Notwithstanding its steady growth over the years, official reports from the National Bank Ethiopia (NBE) continue to put Ethiopia’s remittance inflow below one billion dollars.

Officials in the banking sector say the survey forwards “an astonishing amount”, figures that see the latest remittance inflow quadrupled to 3.2 billion dollars (52.8 billion Ethiopian birr, approximately).

In the budget year of 2008/09 alone Ethiopia earned about 723 million dollars from international remittances.

According to the survey’s estimation, 14 percent of Ethiopian adults regularly receive an average of 600 dollars from abroad, at an average of 120 dollars per transaction and five transactions a year.

Surprise

But, the outcome of the research has “surprised” many in the financial sector. “We are astonished by the figures and I think it’s exaggerated,” a remittance expert from NBE said on condition of anonymity. According to him, Ethiopia needs “to look at the research first before responding to it.”
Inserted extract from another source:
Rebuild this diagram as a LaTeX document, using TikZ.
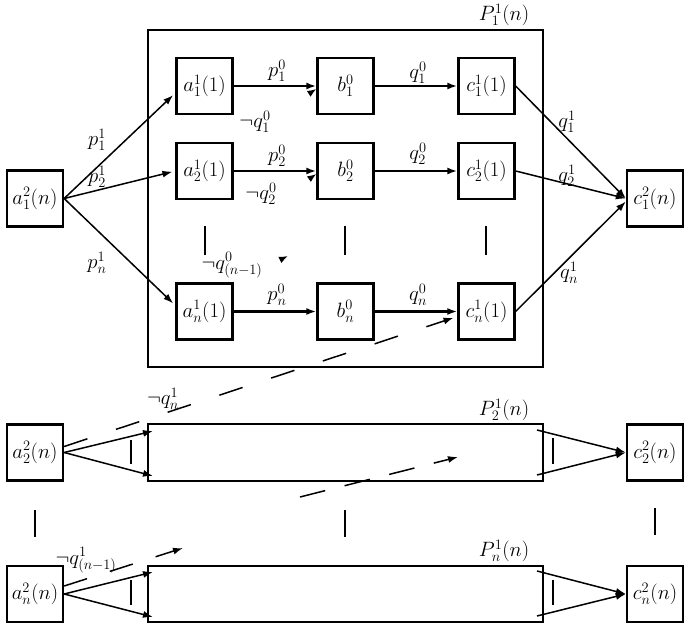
\documentclass[tikz,border=0pt]{standalone}
\usetikzlibrary{arrows.meta}
\newcommand{\fsz}{\fontsize{19.5}{23}\selectfont}
\begin{document}
\begin{tikzpicture}[x=1pt,y=-1pt,
  box/.style={draw, line width=2.3pt, minimum width=56pt, minimum height=56pt, inner sep=0pt, font=\fsz},
  bigbox/.style={draw, line width=2.3pt},
  lab/.style={inner sep=0pt, font=\fsz},
  arr/.style={line width=1.5pt, -{Latex[length=10pt,width=7pt]}},
  thickarr/.style={line width=2.3pt, -{Latex[length=10pt,width=7pt]}},
  ghost/.style={line width=1.5pt, dash pattern=on 0pt off 2000pt, -{Latex[length=9pt,width=7pt]}},
  dasharr/.style={line width=1.5pt, -{Latex[length=10pt,width=7pt]}},
  vbar/.style={line width=1.8pt}]
\useasboundingbox (0,0) rectangle (691,626);
% ---------- top block ----------
\coordinate (P1nw) at (148,30);
\coordinate (P1se) at (543,367);
\draw[bigbox] (P1nw) rectangle (P1se);
\node[lab] (P1l) at (504,15) {$P_1^1(n)$};
\node[box] (A12) at (35,198.5) {$a_1^2(n)$};
\node[box] (C12) at (655,198.5) {$c_1^2(n)$};
\node[box] (a11) at (204.5,86) {$a_1^1(1)$};
\node[box] (a21) at (204.5,171) {$a_2^1(1)$};
\node[box] (an1) at (204.5,311.5) {$a_n^1(1)$};
\node[box] (b11) at (345.5,86) {$b_1^0$};
\node[box] (b21) at (345.5,171) {$b_2^0$};
\node[box] (bn1) at (345.5,311.5) {$b_n^0$};
\node[box] (c11) at (486.5,86) {$c_1^1(1)$};
\node[box] (c21) at (486.5,171) {$c_2^1(1)$};
\node[box] (cn1) at (486.5,311.5) {$c_n^1(1)$};
% arrows from a_1^2(n)
\draw[arr, shorten >=3pt] (A12.east) -- ([yshift=-7pt]a11.west);
\draw[arr, shorten >=3pt] (A12.east) -- (a21.west);
\draw[arr, shorten >=3pt] (A12.east) -- ([yshift=6pt]an1.west);
\node[lab] (lp11) at (97,140) {$p_1^1$};
\node[lab] (lp21) at (97,177) {$p_2^1$};
\node[lab] (lpn1) at (97,263) {$p_n^1$};
% horizontal arrows
\draw[thickarr] (a11.east) -- (b11.west);
\draw[thickarr] (a21.east) -- (b21.west);
\draw[thickarr] (an1.east) -- (bn1.west);
\draw[thickarr] (b11.east) -- (c11.west);
\draw[thickarr] (b21.east) -- (c21.west);
\draw[thickarr] (bn1.east) -- (cn1.west);
\node[lab] (lp10) at (277,71) {$p_1^0$};
\node[lab] (lp20) at (277,156) {$p_2^0$};
\node[lab] (lpn0) at (277,295) {$p_n^0$};
\node[lab] (lq10) at (418,73) {$q_1^0$};
\node[lab] (lq20) at (418,154) {$q_2^0$};
\node[lab] (lqn0) at (418,295) {$q_n^0$};
% arrows to c_1^2(n)
\draw[arr] (c11.east) -- (C12.west);
\draw[arr] (c21.east) -- (C12.west);
\draw[arr] (cn1.east) -- ([yshift=-3pt]C12.west);
\node[lab] (lq11) at (567,122) {$q_1^1$};
\node[lab] (lq21) at (567,176) {$q_2^1$};
\node[lab] (lqn1) at (569,273) {$q_n^1$};
% vertical dots
\draw[vbar] (205,226) -- (205,255);
\draw[vbar] (345,226) -- (345,255);
\draw[vbar] (486,226) -- (486,255);
% negated back arrows (only tips visible)
\coordinate (a31) at (233,232);
\coordinate (bm1) at (288,256);
\draw[ghost] (a21.north east) -- ([yshift=-3pt]b11.west);
\draw[ghost] (a31) -- ([yshift=-3pt]b21.west);
\draw[ghost] (an1.north east) -- (bm1);
\node[lab] (lnq10) at (255,122) {$\neg q_1^0$};
\node[lab] (lnq20) at (261,194) {$\neg q_2^0$};
\node[lab] (lnqm0) at (232,265) {$\neg q_{(n-1)}^0$};
% ---------- second block ----------
\coordinate (P2nw) at (148,424);
\coordinate (P2se) at (543,481);
\coordinate (P2sw) at (148,481);
\coordinate (P2ne) at (543,424);
\draw[bigbox] (P2nw) rectangle (P2se);
\node[lab] (P2l) at (504,410) {$P_2^1(n)$};
\node[box] (A22) at (35,452.5) {$a_2^2(n)$};
\node[box] (C22) at (655,452.5) {$c_2^2(n)$};
\draw[arr] (A22.east) -- ([xshift=5pt,yshift=-7pt]P2nw);
\draw[arr] (A22.east) -- ([xshift=5pt,yshift=5pt]P2sw);
\draw[arr] ([xshift=-6pt,yshift=-6pt]P2ne) -- (C22.west);
\draw[arr] ([xshift=-6pt,yshift=6pt]P2se) -- (C22.west);
\draw[vbar] (131,440) -- (131,464);
\draw[vbar] (553,438) -- (553,464);
% ---------- dots row ----------
\draw[vbar] (35,510) -- (35,537);
\draw[vbar] (345,510) -- (345,537);
\draw[vbar] (655,508) -- (655,535);
% ---------- last block ----------
\coordinate (Pnnw) at (148,566);
\coordinate (Pnse) at (543,622);
\coordinate (Pnsw) at (148,622);
\coordinate (Pnne) at (543,566);
\draw[bigbox] (Pnnw) rectangle (Pnse);
\node[lab] (Pnl) at (504,551) {$P_n^1(n)$};
\node[box] (An2) at (35,594) {$a_n^2(n)$};
\node[box] (Cn2) at (655,594) {$c_n^2(n)$};
\draw[arr] (An2.east) -- ([xshift=5pt,yshift=-6pt]Pnnw);
\draw[arr] (An2.east) -- ([xshift=5pt,yshift=5pt]Pnsw);
\draw[arr] ([xshift=-6pt,yshift=-5pt]Pnne) -- (Cn2.west);
\draw[arr] ([xshift=-6pt,yshift=6pt]Pnse) -- (Cn2.west);
\draw[vbar] (131,580) -- (131,605);
\draw[vbar] (553,580) -- (553,605);
% ---------- dashed negated arrows ----------
\coordinate (qm1) at (183,548);
\coordinate (d3s) at (300,497);
\coordinate (d3e) at (458,457);
\draw[dasharr, dash pattern=on 24.5pt off 30pt, shorten >=4pt] ([yshift=6pt]A22.east) -- ([yshift=-5pt]cn1.west);
\draw[dasharr, dash pattern=on 24pt off 24pt] ([yshift=8pt]An2.east) -- (qm1);
\draw[dasharr, dash pattern=on 26pt off 20pt] (d3s) -- (d3e);
\node[lab] (lnqn1) at (163,399) {$\neg q_n^1$};
\node[lab] (lnqm1) at (86,560) {$\neg q_{(n-1)}^1$};
\end{tikzpicture}
\end{document}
Another official in the private banking sector argues that the study’s inability to consider the Ethiopian fiscal date as a basis for research throws some serious doubts “over its outcome”.

However, the World Bank asserts that despite significant progress in remittance recording methods all over the world, most official statistics in sub-Saharan Africa still underestimate the true size of remittance flows.

A consultant on remittances at the World Bank, Professor Donald Terry said that it was not unusual that “people in Ethiopia are surprised”.

“This is a typical reception that you get when you release an estimate of this kind,” he said. “The methodology used for the study is very accurate… it caused the same kind of stir across the world when it was first used ten years ago” says Prof. Terry.

The expert also believes that considering the significant number of Diaspora Ethiopians the accuracy of the World Bank figures is highly probable. Reports estimate that between 1.5 million and 2 million Ethiopians are living abroad.

“We are not trying to get into any confrontation and it’s simply to say that there are certain types of methodologies which are very difficult for official data collection to reflect accurately and this is one of them,” he said.

The professor urged the national bank to engineer a type of methodology for data collection that tracks back both informal and formal channels.